24 de novembro de 2009

A arte da crônica I

Bia Albernaz

É perfeitamente possível atingir a profundidade ficando na superfície.
 Luís Fernando Veríssimo
Infinity of typewriters, Arman

Para os que querem escrever crônica, uma atitude é fundamental: abertura para perceber como o mundo continua a se criar. Na escrita desse estado de permanente criação do mundo faz-se a crônica. Mas como o cronista sabe também da impermanência das coisas, ele é muito humilde no relato de suas descobertas. Como um vento que quando a gente vê já passou, o texto da crônica também se contenta em, suavemente, mexer com os corações e mentes de seus leitores. Trata-se, portanto, de um gênero literário de extrema leveza, apesar de se valer das contribuições da historiografia e do jornalismo, além do trânsito entre a narração de casos e a prosa poética. Como forma literária, pode-se dizer que a crônica funda-se num modo de ver o mundo em que se conjugam ética, beleza e história. Com uma linguagem afinada pelo especial cultivo da sensibilidade em relação ao cotidiano, há nela lugar para o coloquialismo, a ruminação e o devaneio. Mas é com base no espanto que os cronistas “tomam conta do mundo”, na expressão de Clarice Lispector.

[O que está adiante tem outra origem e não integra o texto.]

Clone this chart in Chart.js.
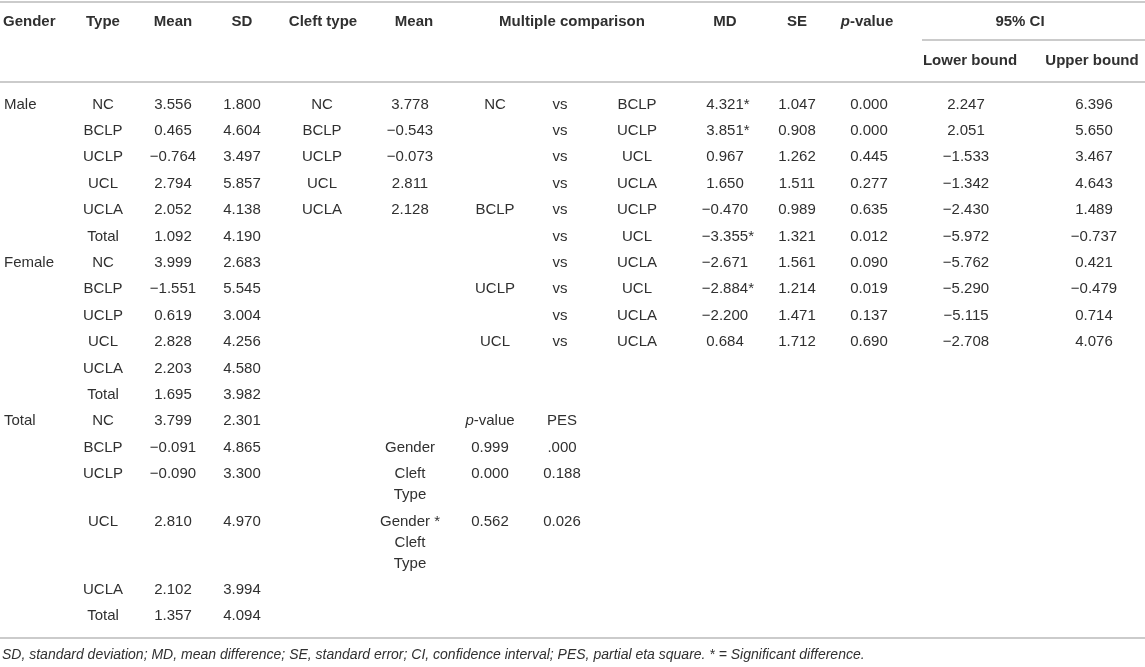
<!DOCTYPE html>
<html>
<head>
<meta charset="utf-8">
<script src="https://cdn.jsdelivr.net/npm/chart.js@4.4.1/dist/chart.umd.min.js"></script>
<style>
html, body { margin: 0; padding: 0; background: #fff; }
#wrap { width: 1145px; height: 667px; }
</style>
</head>
<body>
<div id="wrap"><canvas id="myChart"></canvas></div>
<script>
// Descriptive stats, one row per gender x type
var genders = ['Male', 'Female', 'Total'];
var types = ['NC', 'BCLP', 'UCLP', 'UCL', 'UCLA', 'Total'];
var meanMale = [3.556, 0.465, -0.764, 2.794, 2.052, 1.092];
var sdMale = [1.800, 4.604, 3.497, 5.857, 4.138, 4.190];
var meanFemale = [3.999, -1.551, 0.619, 2.828, 2.203, 1.695];
var sdFemale = [2.683, 5.545, 3.004, 4.256, 4.580, 3.982];
var meanTotal = [3.799, -0.091, -0.090, 2.810, 2.102, 1.357];
var sdTotal = [2.301, 4.865, 3.300, 4.970, 3.994, 4.094];

// Cleft type means
var cleftTypes = ['NC', 'BCLP', 'UCLP', 'UCL', 'UCLA'];
var cleftMeans = [3.778, -0.543, -0.073, 2.811, 2.128];

// Multiple comparison
var compA = ['NC', '', '', '', 'BCLP', '', '', 'UCLP', '', 'UCL'];
var compB = ['BCLP', 'UCLP', 'UCL', 'UCLA', 'UCLP', 'UCL', 'UCLA', 'UCL', 'UCLA', 'UCLA'];
var md = [4.321, 3.851, 0.967, 1.650, -0.470, -3.355, -2.671, -2.884, -2.200, 0.684];
var mdSig = [true, true, false, false, false, true, false, true, false, false];
var se = [1.047, 0.908, 1.262, 1.511, 0.989, 1.321, 1.561, 1.214, 1.471, 1.712];
var pValue = [0.000, 0.000, 0.445, 0.277, 0.635, 0.012, 0.090, 0.019, 0.137, 0.690];
var lowerBound = [2.247, 2.051, -1.533, -1.342, -2.430, -5.972, -5.762, -5.290, -5.115, -2.708];
var upperBound = [6.396, 5.650, 3.467, 4.643, 1.489, -0.737, 0.421, -0.479, 0.714, 4.076];

// Two-way ANOVA effects
var effects = ['Gender', 'Cleft\nType', 'Gender *\nCleft\nType'];
var anovaP = [0.999, 0.000, 0.562];
var pes = ['.000', '0.188', '0.026'];

var footnote = 'SD, standard deviation; MD, mean difference; SE, standard error; CI, confidence interval; PES, partial eta square. * = Significant difference.';

// ---- layout ----
var W = 1145, H = 667;
var TEXT = '#303030', RULE = '#cbcbcb';
var FAMILY = '"Liberation Sans", Arial, Helvetica, sans-serif';
var SIZE = 15;
var LINE_H = 21;

// extra text lines each body row needs (the anova labels wrap)
var extraLines = [0,0,0,0,0,0, 0,0,0,0,0,0, 0,0,1,2,0,0];
var rowY = [];
var y = 104.5;
extraLines.forEach(function (e) { rowY.push(y); y += 26.4 + e * LINE_H; });

function fmt(v) {
  return (v < 0 ? '\u2212' : '') + Math.abs(v).toFixed(3);
}

function column(x, rows, texts, opts) {
  opts = opts || {};
  return {
    data: rows.map(function (r) { return { x: x, y: rowY[r] }; }),
    texts: texts,
    tails: opts.tails,
    align: opts.align || 'center',
    pointRadius: 0,
    showLine: false
  };
}
function cell(x, yy, text, opts) {
  opts = opts || {};
  return {
    data: [{ x: x, y: yy }],
    texts: [text],
    bold: opts.bold !== false,
    italic: !!opts.italic,
    size: opts.size,
    align: opts.align || 'center',
    pointRadius: 0,
    showLine: false
  };
}
function rule(x1, x2, yy) {
  return {
    data: [{ x: x1, y: yy }, { x: x2, y: yy }],
    showLine: true,
    borderColor: RULE,
    borderWidth: 2,
    pointRadius: 0
  };
}
function range(a, n) { var r = []; for (var i = 0; i < n; i++) r.push(a + i); return r; }

var typeTexts = types.concat(types, types);
var meanTexts = meanMale.concat(meanFemale, meanTotal).map(fmt);
var sdTexts = sdMale.concat(sdFemale, sdTotal).map(fmt);

var datasets = [
  rule(0, W, 2),
  rule(922, W, 40),
  rule(0, W, 82),
  rule(0, W, 638),

  cell(3, 22, 'Gender', { align: 'left' }),
  cell(103, 22, 'Type'),
  cell(173, 22, 'Mean'),
  cell(242, 22, 'SD'),
  cell(323, 22, 'Cleft type'),
  cell(414, 22, 'Mean'),
  cell(572, 22, 'Multiple comparison'),
  cell(725, 22, 'MD'),
  cell(797, 22, 'SE'),
  cell(867, 22, '_p_-value'),
  cell(1020, 22, '95% CI'),
  cell(970, 61, 'Lower bound'),
  cell(1092, 61, 'Upper bound'),

  column(4, [0, 6, 12], genders, { align: 'left' }),
  column(103, range(0, 18), typeTexts),
  column(173, range(0, 18), meanTexts),
  column(242, range(0, 18), sdTexts),
  column(322, range(0, 5), cleftTypes),
  column(410, range(0, 5), cleftMeans.map(fmt)),
  column(495, range(0, 10), compA),
  column(560, range(0, 10), compB.map(function () { return 'vs'; })),
  column(637, range(0, 10), compB),
  column(725, range(0, 10), md.map(fmt), { tails: mdSig.map(function (s) { return s ? '*' : ''; }) }),
  column(797, range(0, 10), se.map(fmt)),
  column(869, range(0, 10), pValue.map(fmt)),
  column(966, range(0, 10), lowerBound.map(fmt)),
  column(1094, range(0, 10), upperBound.map(fmt)),

  column(490, [12], ['_p_-value']),
  column(562, [12], ['PES']),
  column(410, [13, 14, 15], effects),
  column(490, [13, 14, 15], anovaP.map(fmt)),
  column(562, [13, 14, 15], pes),

  cell(2, 655, footnote, { align: 'left', bold: false, italic: true, size: 14 })
];

// draws text like '_p_-value' where the part between underscores is italic;
// a tail (the significance star) hangs after the centred text
function drawRich(ctx, text, tail, x, yy, ds) {
  var size = ds.size || SIZE;
  var weight = ds.bold ? 'bold ' : '';
  var parts = text.split('_');
  var segs = parts.map(function (t, i) {
    var it = (i % 2 === 1) || ds.italic;
    ctx.font = (it ? 'italic ' : '') + weight + size + 'px ' + FAMILY;
    return { t: t, font: ctx.font, w: ctx.measureText(t).width };
  });
  var total = segs.reduce(function (s, g) { return s + g.w; }, 0);
  var cx = ds.align === 'left' ? x : x - total / 2;
  ctx.textAlign = 'left';
  segs.forEach(function (g) {
    ctx.font = g.font;
    ctx.fillText(g.t, cx, yy);
    cx += g.w;
  });
  if (tail) ctx.fillText(tail, cx, yy);
}

var tableText = {
  id: 'tableText',
  afterDatasetsDraw: function (chart) {
    var ctx = chart.ctx;
    ctx.save();
    ctx.fillStyle = TEXT;
    ctx.textBaseline = 'middle';
    chart.data.datasets.forEach(function (ds, i) {
      if (!ds.texts) return;
      var meta = chart.getDatasetMeta(i);
      meta.data.forEach(function (pt, j) {
        var lines = String(ds.texts[j]).split('\n');
        lines.forEach(function (ln, k) {
          var tail = (ds.tails && k === lines.length - 1) ? ds.tails[j] : '';
          drawRich(ctx, ln, tail, pt.x, pt.y + k * LINE_H, ds);
        });
      });
    });
    ctx.restore();
  }
};

new Chart(document.getElementById('myChart'), {
  type: 'scatter',
  data: { datasets: datasets },
  options: {
    responsive: true,
    maintainAspectRatio: false,
    animation: false,
    events: [],
    layout: { padding: 0 },
    plugins: { legend: { display: false }, tooltip: { enabled: false } },
    scales: {
      x: { type: 'linear', min: 0, max: W, display: false },
      y: { type: 'linear', min: 0, max: H, reverse: true, display: false }
    },
    elements: { line: { borderCapStyle: 'butt' } },
    datasets: { scatter: { clip: false } }
  },
  plugins: [tableText]
});
</script>
</body>
</html>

Segundo Machado de Assis, toda crônica começa por uma trivialidade, juntamente com a busca da empatia do público através de estratégias que estabeleçam fácil, rápida e familiar comunicação: “o meu primeiro cuidado é dar-lhe os bons dias”. Originalmente dispondo de pouco espaço no lugar em que mais se disseminaram, os jornais, o cronista aprendeu a ser sintético, a fazer os assuntos se integrarem e sobretudo a aproveitar a maravilhosa economia que os autores conseguem quando usam as entrelinhas. De textos que resumiam os principais assuntos na semana, nos antigos folhetins, a outros que hoje desfiam a passagem de um único episódio, na demonstração de que é possível comentar com singeleza até mesmo a falta de assunto, evoluiu o gênero.